Industrial relations in France: background summary (updated July 2019)

  • The unionisation rate has always been lower in France than in other European countries, barely reaching 20% at the end of the 1960s. Nevertheless, numbers of union members have remained steady since the late 1990s (around 8% of all employees according to the OECD, and 11.2% according to the rate recalculated by the French Ministry of Labour in 2016: 19.8% in the public sector and 8.7% in the private sector). The breakdown by sector shows that unions remain well established in traditional industries but are almost absent in SMEs.
  • French unionism is not oriented towards providing services for members but towards working to defend employee interests. Moreover, the collective agreements negotiated by the unions apply to all employees, regardless of whether they are union members or not. Employees thus have little personal incentive to join a union.
  • The French union movement is traditionally characterised by pluralism, rivalry between the union confederations and a lack of financial and organisational resources. Despite these weaknesses, unions enjoy a high level of participation in elections of employee representatives in companies and have the capacity to successfully mobilise workers (Pernot J-M., France’s trade unions in the aftermath of the crisis).
  • The union landscape is fairly stable, with five representative confederations at national level. Since 2008, workplace elections have become the decisive criterion for determining the representativeness of unions. To participate in collective bargaining, a union needs to gain, dependent on the level concerned, at least 10% of the votes in the elections for employee representatives and 8% at sectoral and cross-industry level. The three main organisations are the CGT (Confédération Générale du Travail), the CFDT (Confédération Française Démocratique du Travail) and FO (Force Ouvrière), all of which are affiliated to the ETUC. The first two account for 65 - 70% of union members, with FO bringing this figure up to 80%. The two other organisations representative at national level are the CFTC (Confédération française des travailleurs chrétiens), also affiliated to the ETUC, and the sectoral organisation representing management staff, the CFE-CGC (Confédération française de l'encadrement-CGC). Two more recent organisations, the UNSA (Union nationale des syndicats autonomes), affiliated to the ETUC, and Solidaires are only representative in certain sectors, enabling them to participate in sector-level negotiations. 
  • In contrast to the unions, the level of participation in the employer organisations is quite high: 75% in 2012, though it has shown a downward tendency in the last few years, mainly due to de-industrialisation and the rapid expansion of the services sector.

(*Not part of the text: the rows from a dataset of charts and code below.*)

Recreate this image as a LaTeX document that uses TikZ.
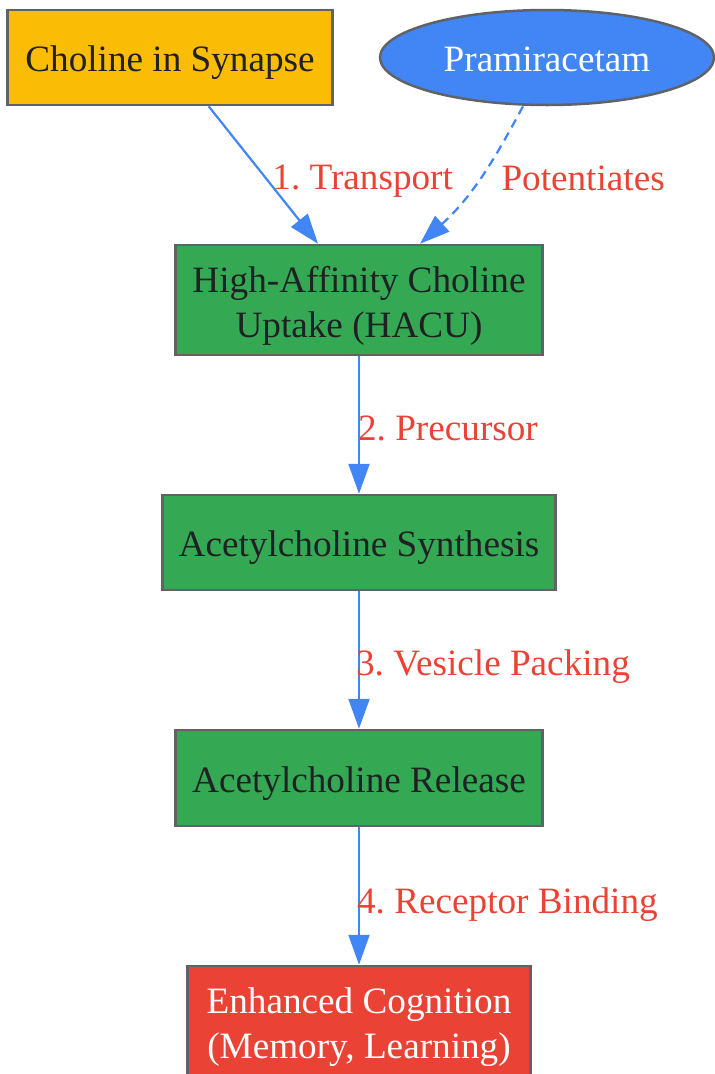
\documentclass[tikz,border=0pt]{standalone}
\usepackage{fontspec}
\setmainfont{Liberation Serif}
\usetikzlibrary{positioning,shapes.geometric,arrows.meta}
\definecolor{gyellow}{HTML}{FBBC05}
\definecolor{gblue}{HTML}{4285F4}
\definecolor{ggreen}{HTML}{34A853}
\definecolor{gred}{HTML}{EA4335}
\definecolor{gborder}{HTML}{5F6368}
\definecolor{gtext}{HTML}{202124}
\frenchspacing

\begin{document}
\begin{tikzpicture}[
		x=1pt, y=-1pt,
		node distance=137.5pt,
		font=\fontsize{37.2}{45}\selectfont,
		box/.style={draw=gborder, line width=2.5pt, fill=ggreen, text=gtext, inner sep=0pt, align=center, text height=36pt, text depth=8pt},
		twoline/.style={text height=82pt},
		flow/.style={draw=gblue, line width=2.2pt, -{Triangle[length=30pt,width=21pt]}},
		lbl/.style={text=gred, inner sep=0pt, anchor=west},
	]
		\useasboundingbox (0,0) rectangle (715,1074);
		\node [box, fill=gyellow, minimum width=325pt, minimum height=95pt] (chol) at (170,57.5) {Choline in Synapse};
		\node [box, ellipse, fill=gblue, text=white, minimum width=334pt, minimum height=95pt] (pram) at (547,57.5) {Pramiracetam};
		\node [box, twoline, minimum width=367pt, minimum height=110pt] (hacu) at (359,300) {High-Affinity Choline\\Uptake (HACU)};
		\node [box, minimum width=393pt, minimum height=95pt, below=of hacu] (synth) {Acetylcholine Synthesis};
		\node [box, minimum width=367pt, minimum height=96pt, below=of synth] (rel) {Acetylcholine Release};
		\node [box, twoline, fill=gred, text=white, minimum width=343pt, minimum height=110pt, below=of rel] (cog) {Enhanced Cognition\\(Memory, Learning)};

		\draw [flow] (chol) -- ([xshift=-41pt]hacu.north) node[lbl, pos=0.5, xshift=8pt, yshift=-6pt] {1. Transport};
		\draw [flow, dash pattern=on 9pt off 6pt] ([xshift=-24pt]pram.south) to[out=-118, in=42] node[lbl, pos=0.5, xshift=22pt, yshift=2pt] {Potentiates} ([xshift=61pt]hacu.north);
		\draw [flow] (hacu) -- (synth) node[lbl, midway, xshift=-2pt, yshift=-3pt] {2. Precursor};
		\draw [flow] (synth) -- (rel) node[lbl, midway, xshift=-4pt, yshift=-7pt] {3. Vesicle Packing};
		\draw [flow] (rel) -- (cog) node[lbl, midway, xshift=-3pt, yshift=-9pt] {4. Receptor Binding};
	\end{tikzpicture}
\end{document}
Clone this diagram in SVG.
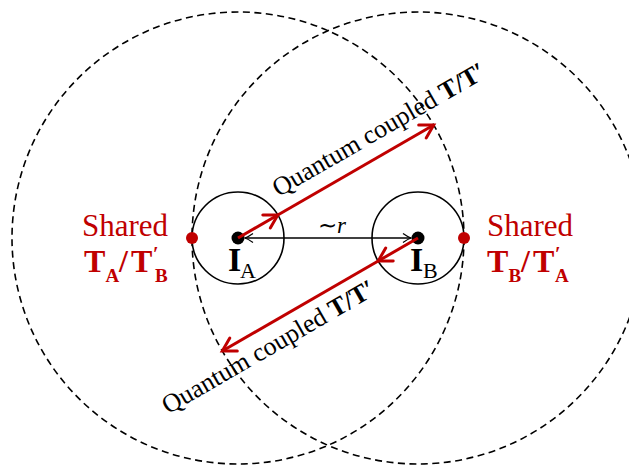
<svg xmlns="http://www.w3.org/2000/svg" width="629" height="467" viewBox="0 0 629 467">
<style>
.big{fill:none;stroke:#000;stroke-width:1.6;stroke-dasharray:7 4.5}
.small{fill:none;stroke:#000;stroke-width:1.6}
.red{stroke:#c00000;stroke-width:3;fill:none}
.blk{stroke:#000;stroke-width:1.3;fill:none}
.serif{font-family:"Liberation Serif","Times New Roman",serif}
.lbl{fill:#c00000}
</style>
<defs>
<marker id="ra" markerUnits="userSpaceOnUse" markerWidth="20" markerHeight="20" refX="0" refY="0" orient="auto" overflow="visible">
<path d="M-13,-7.5 L0,0 L-13,7.5" fill="none" stroke="#c00000" stroke-width="3" stroke-linecap="round" stroke-linejoin="miter"/>
</marker>
<marker id="ba" markerUnits="userSpaceOnUse" markerWidth="12" markerHeight="12" refX="0" refY="0" orient="auto-start-reverse" overflow="visible">
<path d="M-8,-4.5 Q-3,-1 0,0 Q-3,1 -8,4.5" fill="none" stroke="#000" stroke-width="1.3"/>
</marker>
</defs>
<g id="circles">
<circle class="big" cx="238" cy="238" r="226"/>
<circle class="big" cx="418" cy="238" r="226"/>
</g>
<g id="IA">
<circle class="small" cx="238" cy="238" r="46"/>
<circle cx="238" cy="238" r="6.5" fill="#000"/>
<text class="serif" x="228" y="271" font-size="34" font-weight="bold">I</text>
<text class="serif" x="240" y="278" font-size="22">A</text>
</g>
<g id="IB">
<circle class="small" cx="418" cy="238" r="46"/>
<circle cx="418" cy="238" r="6.5" fill="#000"/>
<text class="serif" x="410" y="271" font-size="34" font-weight="bold">I</text>
<text class="serif" x="423" y="278" font-size="22">B</text>
</g>
<g id="sharedA">
<circle cx="192" cy="238" r="6" fill="#c00000"/>
<text class="serif lbl" x="82" y="236" font-size="31">Shared</text>
<text class="serif lbl" font-weight="bold"><tspan x="84" y="272" font-size="32">T</tspan><tspan x="105.5" y="282" font-size="19">A</tspan><tspan x="119" y="272" font-size="32">/</tspan><tspan x="131" y="272" font-size="32">T</tspan><tspan x="153" y="260.5" font-size="20">′</tspan><tspan x="155" y="282" font-size="19">B</tspan></text>
</g>
<g id="sharedB">
<circle cx="464" cy="238" r="6" fill="#c00000"/>
<text class="serif lbl" x="487" y="236" font-size="31">Shared</text>
<text class="serif lbl" font-weight="bold"><tspan x="487" y="272" font-size="32">T</tspan><tspan x="508.5" y="282" font-size="19">B</tspan><tspan x="521" y="272" font-size="32">/</tspan><tspan x="533" y="272" font-size="32">T</tspan><tspan x="555" y="260.5" font-size="20">′</tspan><tspan x="555" y="282" font-size="19">A</tspan></text>
</g>
<g id="connectors">
<line class="blk" x1="245" y1="238" x2="411" y2="238" marker-start="url(#ba)" marker-end="url(#ba)"/>
<text class="serif" x="318" y="233" font-size="23">∼<tspan font-style="italic">r</tspan></text>
<line class="red" x1="238" y1="238" x2="277.8" y2="215" marker-end="url(#ra)"/>
<line class="red" x1="277.8" y1="215" x2="433.7" y2="125" marker-end="url(#ra)"/>
<line class="red" x1="418" y1="238" x2="378.2" y2="261" marker-end="url(#ra)"/>
<line class="red" x1="378.2" y1="261" x2="222.3" y2="351" marker-end="url(#ra)"/>
<text class="serif" font-size="26" transform="translate(278.6,197.2) rotate(-30)">Quantum coupled <tspan font-weight="bold">T/T′</tspan></text>
<text class="serif" font-size="26" transform="translate(168,414.6) rotate(-30)">Quantum coupled <tspan font-weight="bold">T/T′</tspan></text>
</g>
</svg>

  • Since 2014, representativeness criteria also apply to employer organisations, with results confirming the three existing employer confederations. The most important one, MEDEF (Mouvement des entreprises de France), intends and claims to represent companies of all sizes in all sectors. Two smaller organisations contest this claim, stating that MEDEF only represents the interests of large companies: the SME-oriented CPME (Confédération des petites et moyennes entreprises); and U2P (Union des entreprises de proximité) oriented towards the skilled craft sector and the liberal professions. The U2P, sometimes in great opposition to the other two employer organisations, has itself signed cross-industry agreements with the union confederations, probably because small-sized employers have much closer links to their employees.

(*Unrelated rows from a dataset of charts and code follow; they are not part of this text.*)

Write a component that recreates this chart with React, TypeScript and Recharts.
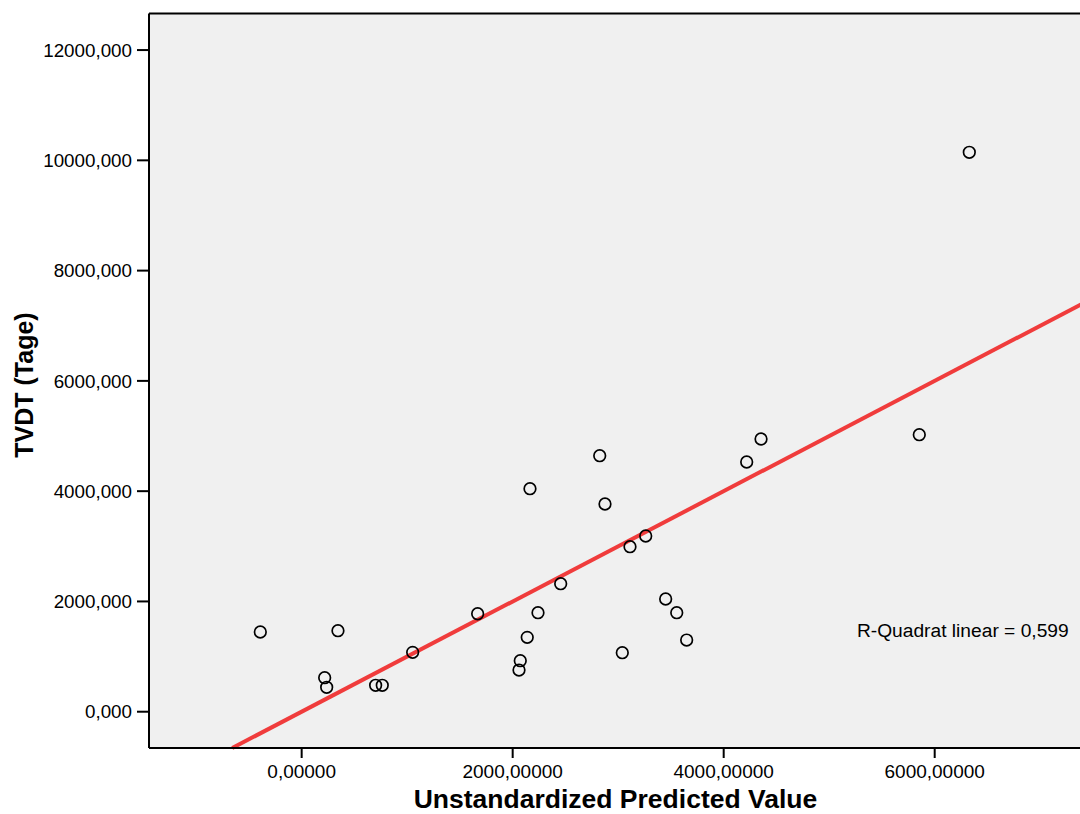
import React from 'react';
import {
  ScatterChart,
  Scatter,
  XAxis,
  YAxis,
  CartesianGrid,
  ReferenceLine,
  ReferenceDot,
} from 'recharts';

// ---- data ----
const predictedValues = [
  -392, 344, 218, 237, 701, 764, 1052, 1668, 2164, 2825, 2875, 3261, 3112,
  2455, 2240, 2138, 2072, 2060, 3039, 3450, 3555, 3649, 6328, 5854, 4354, 4218,
];
const observedValues = [
  1446, 1469, 617, 443, 479, 479, 1077, 1777, 4045, 4643, 3767, 3187, 2993,
  2322, 1796, 1349, 925, 756, 1070, 2044, 1796, 1300, 10146, 5024, 4946, 4529,
];
const xTicks = [0, 2000, 4000, 6000];
const yTicks = [0, 2000, 4000, 6000, 8000, 10000, 12000];
const xDomain = [-1447, 7472];
const yDomain = [-658, 12663];
// linear fit (observed on predicted): intercept 0, slope 1
const fitStart = { x: -658, y: -658 };
const fitEnd = { x: 7472, y: 7472 };
const rSquaredText = 'R-Quadrat linear = 0,599';
const rSquaredPos = { x: 5263, y: 1349 };
const xTitle = 'Unstandardized Predicted Value';
const yTitle = 'TVDT (Tage)';

const points = predictedValues.map((x, i) => ({ x, y: observedValues[i] }));

const FONT = '"Liberation Sans", Arial, Helvetica, sans-serif';

const fmtX = (v: number) => v.toFixed(5).replace('.', ',');
const fmtY = (v: number) => v.toFixed(3).replace('.', ',');

const CircleShape = (props: any) => {
  const { cx, cy } = props;
  if (cx == null || cy == null) return <g />;
  return (
    <circle cx={cx} cy={cy} r={5.8} fill="none" stroke="#000" strokeWidth={1.7} />
  );
};

const XTitle = (props: any) => {
  const vb = props.viewBox || {};
  return (
    <text
      x={vb.x + vb.width / 2 - 4}
      y={808}
      textAnchor="middle"
      fontFamily={FONT}
      fontWeight="bold"
      fontSize={26.5}
      fill="#000"
    >
      {xTitle}
    </text>
  );
};

const YTitle = () => {
  return (
    <text
      x={0}
      y={0}
      transform="translate(33, 385) rotate(-90)"
      textAnchor="middle"
      fontFamily={FONT}
      fontWeight="bold"
      fontSize={25}
      fill="#000"
    >
      {yTitle}
    </text>
  );
};

const RSquaredLabel = (props: any) => {
  const vb = props.viewBox || {};
  return (
    <text
      x={vb.x}
      y={vb.y}
      textAnchor="start"
      fontFamily={FONT}
      fontSize={19.2}
      fill="#000"
    >
      {rSquaredText}
    </text>
  );
};

export default function App() {
  return (
    <div
      style={{
        position: 'fixed',
        left: 0,
        top: 0,
        width: 1080,
        height: 814,
        overflow: 'hidden',
        background: '#fff',
      }}
    >
      <ScatterChart
        width={1100}
        height={814}
        margin={{ top: 13.5, right: 10, bottom: 0, left: 0 }}
      >
        <CartesianGrid horizontal={false} vertical={false} fill="#f0f0f0" />
        <XAxis
          type="number"
          dataKey="x"
          domain={xDomain}
          ticks={xTicks}
          allowDataOverflow
          height={66}
          tickFormatter={fmtX}
          axisLine={{ stroke: '#000', strokeWidth: 2 }}
          tickLine={{ stroke: '#000', strokeWidth: 2 }}
          tickSize={10}
          tickMargin={7}
          tick={{ fill: '#000', fontSize: 19, fontFamily: FONT }}
          label={<XTitle />}
        />
        <YAxis
          type="number"
          dataKey="y"
          domain={yDomain}
          ticks={yTicks}
          allowDataOverflow
          width={149}
          tickFormatter={fmtY}
          axisLine={{ stroke: '#000', strokeWidth: 2 }}
          tickLine={{ stroke: '#000', strokeWidth: 2 }}
          tickSize={12}
          tickMargin={5}
          tick={{ fill: '#000', fontSize: 18.8, fontFamily: FONT }}
          label={<YTitle />}
        />
        <ReferenceLine y={yDomain[1]} stroke="#000" strokeWidth={2} />
        <Scatter
          data={points}
          shape={<CircleShape />}
          isAnimationActive={false}
        />
        <ReferenceLine
          segment={[fitStart, fitEnd]}
          stroke="#f03c3c"
          strokeWidth={4}
        />
        <ReferenceDot
          x={rSquaredPos.x}
          y={rSquaredPos.y}
          r={0}
          fill="none"
          stroke="none"
          label={<RSquaredLabel />}
        />
      </ScatterChart>
    </div>
  );
}
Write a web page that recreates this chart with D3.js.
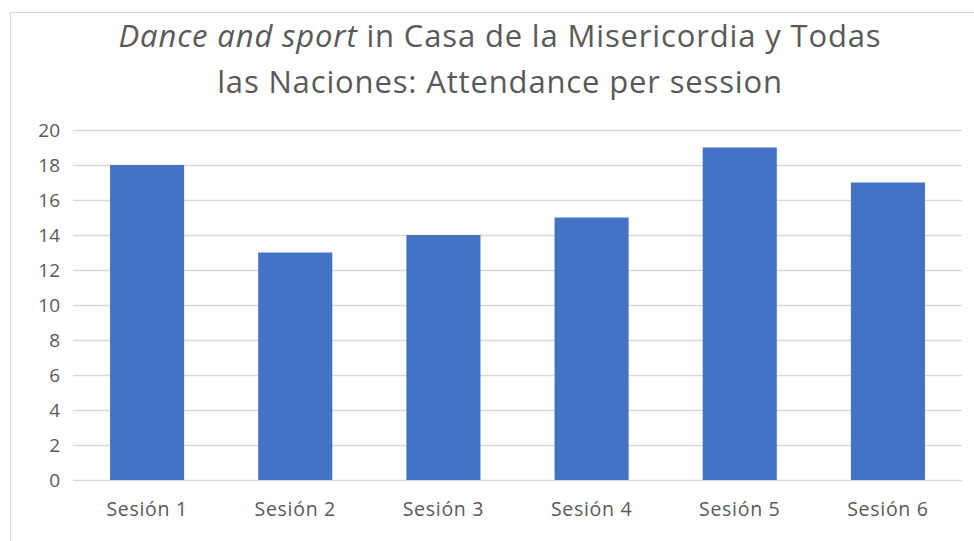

  • Over the past few years, several new laws have led to major changes in industrial relations and the labour market: the 2013 law, the result of a national cross-industry agreement between the social partners; the 2015 law, adopted after the breakdown of negotiations; and the 2016 law, adopted despite the opposition of part of the union organisations and massive demonstrations over a period of 4 months. In the wake of the 2016 law, the reform adopted in September 2017 following the election of President Macron in the form of five decrees (Ordonnances) profoundly changed the previous system. These decrees weaken the individual and collective protections provided by the Labour Code through the decentralisation of collective bargaining and recast workplace representation rules; an easing of the procedures for making workers redundant for business reasons; and the introduction of a compensation limit in the event of legal proceedings. In return, better employment security for employees was planned via reforms targeting unemployment insurance and vocational training. Meeting many of their demands, the employer organisations have clearly backed these decrees, while the unions are firmly opposed to them.

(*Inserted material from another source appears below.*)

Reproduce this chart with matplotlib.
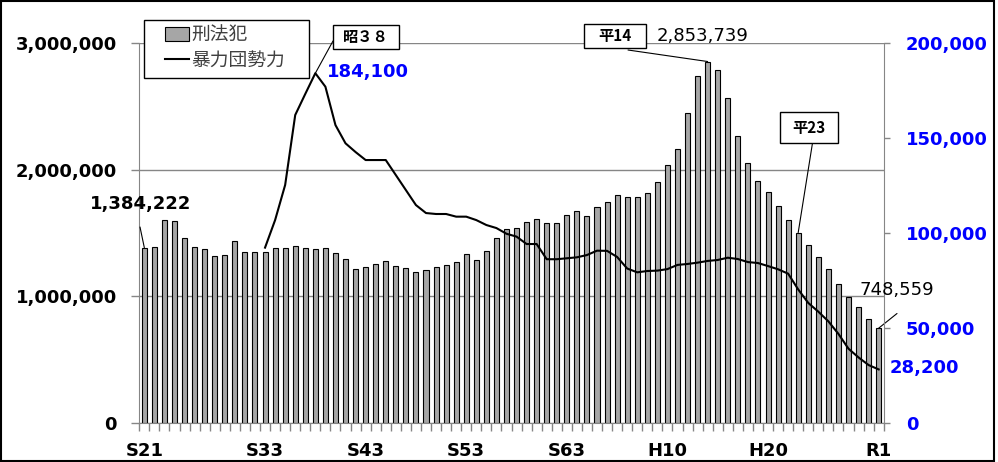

  • The role of the State is one of the most outstanding features of the French collective bargaining system, the strength and spread of which have never rested on the existence of strong bargaining parties but on the support of the State, in particular via the extension of collective agreements and the existence of a statutory minimum wage. Despite low union density, the coverage rate of collective agreements is one of the highest of all OECD countries: 98% in the private sector, including state-owned companies. Collective bargaining takes place at three levels: cross-industry, sectoral and company. Sectoral bargaining dominates, though over the last few decades, there has been a trend towards company agreements. These increasingly derogate from the rules set in the sectoral collective agreements. In practice, recourse to derogations has till now remained limited.
  • Under the new architecture resulting from the 2017 decrees, coordination between bargaining levels is no longer based on the “favourability principle” but on a distribution of the bargaining topics between the various levels. However, the company level is the priority level for the majority of topics. Furthermore, collective bargaining in companies without unions has been facilitated. To compensate for the fact that many companies, for the most part SMEs, are unable to negotiate due to the absence of union representatives, successive legislative acts adopted since the 2000s have extended possibilities for non-union representatives to negotiate in non-unionised workplaces. The 2017 decrees have considerably extended the scope of these provisions. Three different schemes have been introduced. Dependent on the size of the workplace, they allow, in the absence of unions, the conclusion of agreements with CSE (see below) representatives; with an employee mandated by a union; or even, in companies with less than 20 employees, the approval of an agreement drawn up unilaterally by the employer by at least two-thirds of the staff.
  • In companies, employee representation has been drastically simplified. This representation is always based on two pillars: the unions which are allowed to set up a union section and to designate one or more union delegates insofar as they are representative; and on a works council (the Comité social et économique or CSE) directly elected by all staff. The CSE replaces all former staff representation bodies, taking over all their functions: dealing with employee complaints, consultation on business issues, working conditions and health and safety, and the management of social and cultural activities. A CSE has to be established in all relevant companies by the end of 2019 at the latest.
  • A CSE's resources (number of members, hours made available for CSE work, etc.) have been considerably pruned compared to those available to the former bodies, even though they are expected to take over all their functions, especially issues relating to health and safety. Moreover, representation at site/plant level (local representatives) can only be introduced via a company agreement. These findings raise questions as to the future quality of any improvements to health and safety conditions.
  • Employee representation on executive and supervisory boardshas existed in France for many years, especially in formerly nationalised companies. The 2013 law has increased the number of companies subject to this obligation. The boards of large private companies must have at least one employee representative (H). However, these representatives remain very much in the minority. Despite the insistence of certain union organisations (the CFDT in particular), the 2017 decrees do not provide for any form of co-determination.
  • Complementing the reform of labour law, a law adopted in September 2018 reforming vocational training is intended to improve employability, while a reform of the unemployment insurance system is ongoing. In both cases, a major question-mark hangs over the equal representation of the social partners. The overhaul of the French social model desired by the government is to be rounded off by a pension reform. The schedule for this has not yet been set.